Kimi yorumculara göre Kursk saldırısı Kremlin’e darbe indirerek ülkenin korunmasındaki başarısızlığı gözler önüne serdi ve Putin’in “Rusya’nın düşmanlarından zarar görmediği” söylemini tartışmaya açmış oldu. Bölgede yaşanan son gelişmeler üzerine Rusya’nın seçkin özel kuvvetleri, Çeçenlerden oluşan milisler ve deneyimli Wagner paralı askerleri Kursk bölgesine intikal etti. Ancak şu ana kadar Ukrayna birliklerini bölgeden çıkarma konusunda başarı sağlanamadı.

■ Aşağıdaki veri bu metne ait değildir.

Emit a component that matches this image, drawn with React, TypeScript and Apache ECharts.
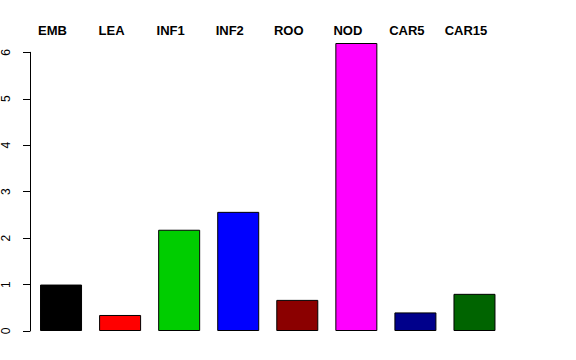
import React, { useEffect, useRef } from "react";
import * as echarts from "echarts";

const categories = ["EMB", "LEA", "INF1", "INF2", "ROO", "NOD", "CAR5", "CAR15"];
const values = [1.0, 0.345, 2.18, 2.565, 0.67, 6.2, 0.4, 0.8];
const colors = ["#000000", "#FF0000", "#00CD00", "#0000FF", "#8B0000", "#FF00FF", "#00008B", "#006400"];
const yTicks = [0, 1, 2, 3, 4, 5, 6];

export default function App() {
  const ref = useRef<HTMLDivElement>(null);
  useEffect(() => {
    if (!ref.current) return;
    const chart = echarts.init(ref.current, null, { renderer: "svg" });
    chart.setOption({
      animation: false,
      backgroundColor: "#ffffff",
      textStyle: { fontFamily: "Liberation Sans" },
      grid: { left: 30, right: 72, top: 52.3, bottom: 29 },
      xAxis: [
        {
          type: "category",
          data: categories,
          position: "bottom",
          axisLine: { show: false },
          axisTick: { show: false },
          axisLabel: { show: false },
        },
        {
          type: "category",
          data: categories,
          position: "top",
          axisLine: { show: false },
          axisTick: { show: false },
          axisLabel: {
            show: true,
            margin: 15,
            fontSize: 13,
            fontWeight: "bold",
            color: "#000",
            fontFamily: "Liberation Sans",
            padding: [0, 17, 0, 0],
          },
        },
      ],
      yAxis: {
        type: "value",
        min: yTicks[0],
        max: yTicks[yTicks.length - 1],
        interval: 1,
        offset: 1.5,
        splitLine: { show: false },
        axisLine: { show: true, lineStyle: { color: "#000", width: 1 } },
        axisTick: { show: true, length: 7, lineStyle: { color: "#000" } },
        axisLabel: {
          rotate: 90,
          margin: 18,
          fontSize: 12,
          color: "#000",
          fontFamily: "Liberation Sans",
        },
      },
      series: [
        {
          type: "bar",
          xAxisIndex: 0,
          clip: false,
          barWidth: 42,
          data: values.map((v, i) => ({
            value: v,
            itemStyle: { color: colors[i], borderColor: "#000", borderWidth: 1 },
          })),
        },
      ],
    });
    return () => chart.dispose();
  }, []);
  return (
    <div
      ref={ref}
      style={{ position: "fixed", left: 0, top: 0, width: 576, height: 360, background: "#fff" }}
    />
  );
}
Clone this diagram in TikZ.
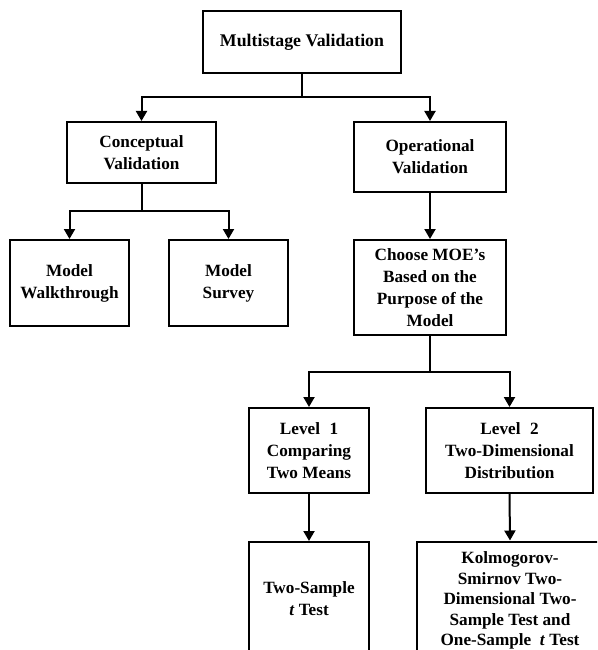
\documentclass[tikz,border=0pt]{standalone}
\usepackage{fontspec}
\setmainfont{Liberation Serif}
\usetikzlibrary{arrows.meta}
\begin{document}
\begin{tikzpicture}[x=1pt,y=-1pt,
  box/.style={draw=black, line width=2pt, fill=white, inner sep=0pt, align=center,
    font=\bfseries\fontsize{17.2}{22}\selectfont},
  link/.style={draw=black, line width=2pt},
  arr/.style={link, -{Triangle[width=11pt,length=10pt]}}]
\useasboundingbox (0,0) rectangle (597,650);
\fill[white] (0,0) rectangle (597,650);
\clip (0,0) rectangle (597,650);

\node[box, minimum width=198pt, minimum height=62pt, font=\bfseries\fontsize{17.8}{22}\selectfont] (top) at (302,42) {Multistage Validation};
\node[box, minimum width=149pt, minimum height=61pt] (concept) at (141.5,152.5) {Conceptual\\Validation};
\node[box, minimum width=152pt, minimum height=70pt] (oper) at (430,157) {Operational\\Validation};
\node[box, minimum width=119pt, minimum height=86pt] (walk) at (69.5,283) {Model\\Walkthrough};
\node[box, minimum width=119pt, minimum height=86pt] (survey) at (228.5,283) {Model\\Survey};
\node[box, minimum width=152pt, minimum height=95pt] (choose) at (430,287.5) {Choose MOE’s\\Based on the\\Purpose of the\\Model};
\node[box, minimum width=120pt, minimum height=85pt] (lev1) at (309,450.5) {Level\hspace{0.55em}1\\Comparing\\Two Means};
\node[box, minimum width=167pt, minimum height=85pt] (lev2) at (509.5,450.5) {Level\hspace{0.55em}2\\Two-Dimensional\\Distribution};
\node[box, minimum width=120pt, minimum height=113pt] (twos) at (309,598.5) {Two-Sample\\\textit{t} Test};
\node[box, minimum width=186pt, minimum height=118pt, font=\bfseries\fontsize{17.2}{20.5}\selectfont] (kolm) at (510,600.5) {Kolmogorov-\\Smirnov Two-\\Dimensional Two-\\Sample Test and\\One-Sample\hspace{0.5em}\textit{t} Test};

\coordinate (j1) at (302,97);
\coordinate (j2) at (141.5,211);
\coordinate (j3) at (430,372);

\draw[link] (top.south) -- (top.south |- j1);
\draw[arr] (top.south |- j1) -| (concept.north);
\draw[arr] (top.south |- j1) -| (oper.north);

\draw[link] (concept.south) -- (concept.south |- j2);
\draw[arr] (concept.south |- j2) -| (walk.north);
\draw[arr] (concept.south |- j2) -| (survey.north);

\draw[arr] (oper.south) -- (choose.north);

\draw[link] (choose.south) -- (choose.south |- j3);
\draw[arr] (choose.south |- j3) -| (lev1.north);
\draw[arr] (choose.south |- j3) -| (lev2.north);

\draw[arr] (lev1.south) -- (twos.north);
\draw[arr] (lev2.south) -- (kolm.north);
\end{tikzpicture}
\end{document}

Rusya ve Ukrayna yaklaşık 2.000 kilometre gibi oldukça uzun bir sınıra sahip. Rusya’nın bu savaşta kendi sınırlarını tahkim etmemiş olması, ekonomik ve askeri gücünün yetersizliğini gösteriyor. Kiev’in Batılı müttefiklerinin bugüne kadar Rusya’nın bu tür zayıflıklarını bilmelerine rağmen Ukrayna güçlerini kısıtlamaları, muhtemelen Rusya’yı kışkırtmama politikasının bir gereği idi. Kiev, Kursk harekatıyla sadece taktik seviyede bir başarı sağlamasına rağmen bu harekat; savaşın karakterini değiştirmesi, Rusya’nın küçük düşürülmesi ve Batı’da moral kazanılması açısından oldukça büyük bir etki yarattı. Ayrıca Rusya’nın nükleer tehditlerine ve savaşın yayılma riskine karşı Biden yönetiminin bu tür bir saldırıya izin vermesi, seçimler yaklaşırken Amerikan kamuoyunda “Ukrayna’da başarı sağlandı” algısını güçlendirerek siyaseten güç toplama girişimi olarak da değerlendirilebilir.


Sonuç

Ukrayna’nın Kursk harekatının savaşın bitirilmesi noktasında bir baskı unsuru veya bir dönüm noktası olarak telakki edilmesi pek mümkün değil. Kaldı ki Kiev’in hesapları, Moskova’nın taktiksel harekatıyla boşa düşmüş görünüyor. Bununla birlikte Kursk saldırısı Rusya’nın askeri ve siyasi bürokrasisinin hantallığını bir kez daha ortaya koymuyor ve Rusya’nın Ukrayna ile stratejik çıkmazını tekrar hatırlatıyor. Artık Rusya’nın karşısında Batılı güçlü bir Ukrayna ordusu var. Diğer yandan Ukrayna için Kursk hamlesi taktiksel avantaj sağlamakla birlikte Rusya’ya karşı denklem değiştiren bir hamle olmaktan oldukça uzak. Sonuçta personel ve askeri ekipman zayiatı göz önünde bulundurulduğunda Kursk harekatının Ukrayna için maliyetli bir operasyona dönüştüğü görülüyor.